-- What the task requires --
From the listing below, pull out the lines that hold "chart".

-- Given material --
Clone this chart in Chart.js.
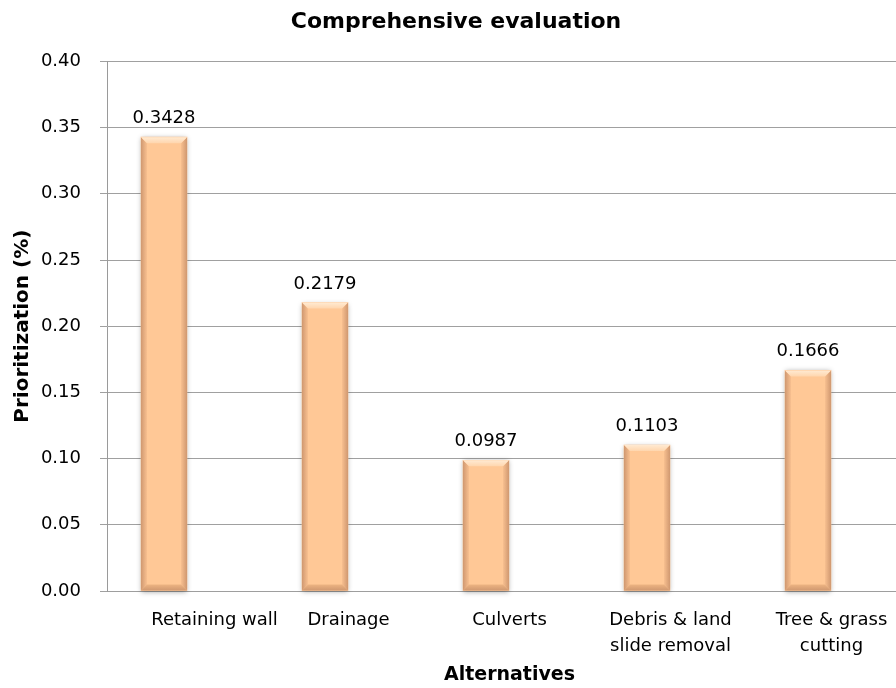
<!DOCTYPE html>
<html>
<head>
<meta charset="utf-8">
<script src="https://cdn.jsdelivr.net/npm/chart.js@4.4.1/dist/chart.umd.min.js"></script>
<style>
  html, body { margin: 0; padding: 0; background: #ffffff; overflow: hidden; }
  #wrap { width: 912px; height: 688px; }
</style>
</head>
<body>
<div id="wrap"><canvas id="chart" width="912" height="688"></canvas></div>
<script>
// Alternatives and their comprehensive priority weights
const categories = [
  ['Retaining wall'],
  ['Drainage'],
  ['Culverts'],
  ['Debris & land', 'slide removal'],
  ['Tree & grass', 'cutting']
];
const priorities = [0.3428, 0.2179, 0.0987, 0.1103, 0.1666];
const yTicks = [0, 0.05, 0.10, 0.15, 0.20, 0.25, 0.30, 0.35, 0.40];

const FONT = "'DejaVu Sans', Verdana, sans-serif";
const BAR_FILL = '#FFC896';
// Columns sit in the left half of each category band (clustered layout)
const BAR_SHIFT = -0.146;
// The first category label is nudged to the right inside its band
const FIRST_LABEL_NUDGE = 0.168;

// Soft drop shadow behind each bar
const barShadow = {
  id: 'barShadow',
  beforeDatasetsDraw(chart) {
    const ctx = chart.ctx;
    chart.getDatasetMeta(0).data.forEach(bar => {
      const p = bar.getProps(['x', 'y', 'base', 'width'], true);
      ctx.save();
      ctx.shadowColor = 'rgba(0,0,0,0.35)';
      ctx.shadowBlur = 5;
      ctx.shadowOffsetX = 0;
      ctx.shadowOffsetY = 1;
      ctx.fillStyle = BAR_FILL;
      ctx.fillRect(p.x - p.width / 2, p.y, p.width, p.base - p.y);
      ctx.restore();
    });
  }
};

// Bevelled edges on the bars plus the value labels above them
const barBevel = {
  id: 'barBevel',
  afterDatasetsDraw(chart) {
    const ctx = chart.ctx;
    chart.getDatasetMeta(0).data.forEach((bar, i) => {
      const p = bar.getProps(['x', 'y', 'base', 'width'], true);
      const l = p.x - p.width / 2, r = p.x + p.width / 2, t = p.y, b = p.base;
      const bv = 6;
      ctx.save();
      // left edge
      let g = ctx.createLinearGradient(l, 0, l + bv, 0);
      g.addColorStop(0, '#D09870');
      g.addColorStop(1, '#F8C090');
      ctx.fillStyle = g;
      ctx.beginPath();
      ctx.moveTo(l, t); ctx.lineTo(l + bv, t + bv); ctx.lineTo(l + bv, b - bv); ctx.lineTo(l, b);
      ctx.closePath(); ctx.fill();
      // right edge
      g = ctx.createLinearGradient(r, 0, r - bv, 0);
      g.addColorStop(0, '#D09870');
      g.addColorStop(1, '#F8C090');
      ctx.fillStyle = g;
      ctx.beginPath();
      ctx.moveTo(r, t); ctx.lineTo(r - bv, t + bv); ctx.lineTo(r - bv, b - bv); ctx.lineTo(r, b);
      ctx.closePath(); ctx.fill();
      // top edge
      g = ctx.createLinearGradient(0, t, 0, t + bv);
      g.addColorStop(0, '#FFEAD2');
      g.addColorStop(1, '#FFD6AE');
      ctx.fillStyle = g;
      ctx.beginPath();
      ctx.moveTo(l, t); ctx.lineTo(r, t); ctx.lineTo(r - bv, t + bv); ctx.lineTo(l + bv, t + bv);
      ctx.closePath(); ctx.fill();
      // bottom edge
      g = ctx.createLinearGradient(0, b - bv, 0, b);
      g.addColorStop(0, '#EDB482');
      g.addColorStop(1, '#D09870');
      ctx.fillStyle = g;
      ctx.beginPath();
      ctx.moveTo(l, b); ctx.lineTo(r, b); ctx.lineTo(r - bv, b - bv); ctx.lineTo(l + bv, b - bv);
      ctx.closePath(); ctx.fill();

      // value label
      ctx.fillStyle = '#000000';
      ctx.font = '18px ' + FONT;
      ctx.textAlign = 'center';
      ctx.textBaseline = 'alphabetic';
      ctx.fillText(priorities[i].toFixed(4), p.x, t - 14);
      ctx.restore();
    });
  }
};

new Chart(document.getElementById('chart'), {
  type: 'bar',
  data: {
    datasets: [{
      data: priorities.map((v, i) => ({ x: i + BAR_SHIFT, y: v })),
      backgroundColor: BAR_FILL,
      borderWidth: 0,
      barThickness: 46
    }]
  },
  options: {
    responsive: false,
    animation: false,
    events: [],
    layout: { padding: 0 },
    plugins: {
      legend: { display: false },
      tooltip: { enabled: false },
      title: {
        display: true,
        text: 'Comprehensive evaluation',
        color: '#000000',
        font: { family: FONT, size: 22, weight: 'bold', lineHeight: 1.2 },
        padding: { top: 9, bottom: 26 }
      }
    },
    scales: {
      x: {
        type: 'linear',
        offset: false,
        min: -0.5,
        max: categories.length - 0.5,
        afterBuildTicks(scale) {
          scale.ticks = categories.map((c, i) => ({ value: i + (i === 0 ? FIRST_LABEL_NUDGE : 0) }));
        },
        afterFit(scale) { scale.height = 97; },
        grid: { display: false, drawTicks: false, offset: false },
        border: { display: true, color: '#9E9E9E', width: 1 },
        ticks: {
          autoSkip: false,
          maxRotation: 0,
          minRotation: 0,
          padding: 16,
          color: '#000000',
          font: { family: FONT, size: 18, lineHeight: 1.45 },
          callback: (v, idx) => categories[idx]
        },
        title: {
          display: true,
          text: 'Alternatives',
          color: '#000000',
          font: { family: FONT, size: 19, weight: 'bold', lineHeight: 1.2 },
          padding: { top: 0, bottom: 2 }
        }
      },
      y: {
        min: 0,
        max: 0.4,
        afterBuildTicks(scale) {
          scale.ticks = yTicks.map(v => ({ value: v }));
        },
        afterFit(scale) { scale.width = 107; },
        grid: { color: '#A0A0A0', lineWidth: 1, drawTicks: true, tickLength: 7 },
        border: { display: true, color: '#9A9A9A', width: 1 },
        ticks: {
          padding: 19,
          color: '#000000',
          font: { family: FONT, size: 18 },
          callback: v => v.toFixed(2)
        },
        title: {
          display: true,
          text: 'Prioritization (%)',
          color: '#000000',
          font: { family: FONT, size: 20, weight: 'bold', lineHeight: 1.2 },
          padding: { top: 11, bottom: 0 }
        }
      }
    }
  },
  plugins: [barShadow, barBevel]
});
</script>
</body>
</html>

-- Result --
Clone this chart in Chart.js.
<script src="https://cdn.jsdelivr.net/npm/chart.js@4.4.1/dist/chart.umd.min.js"></script>
<div id="wrap"><canvas id="chart" width="912" height="688"></canvas></div>
  beforeDatasetsDraw(chart) {
    const ctx = chart.ctx;
    chart.getDatasetMeta(0).data.forEach(bar => {
  afterDatasetsDraw(chart) {
    const ctx = chart.ctx;
    chart.getDatasetMeta(0).data.forEach((bar, i) => {
new Chart(document.getElementById('chart'), {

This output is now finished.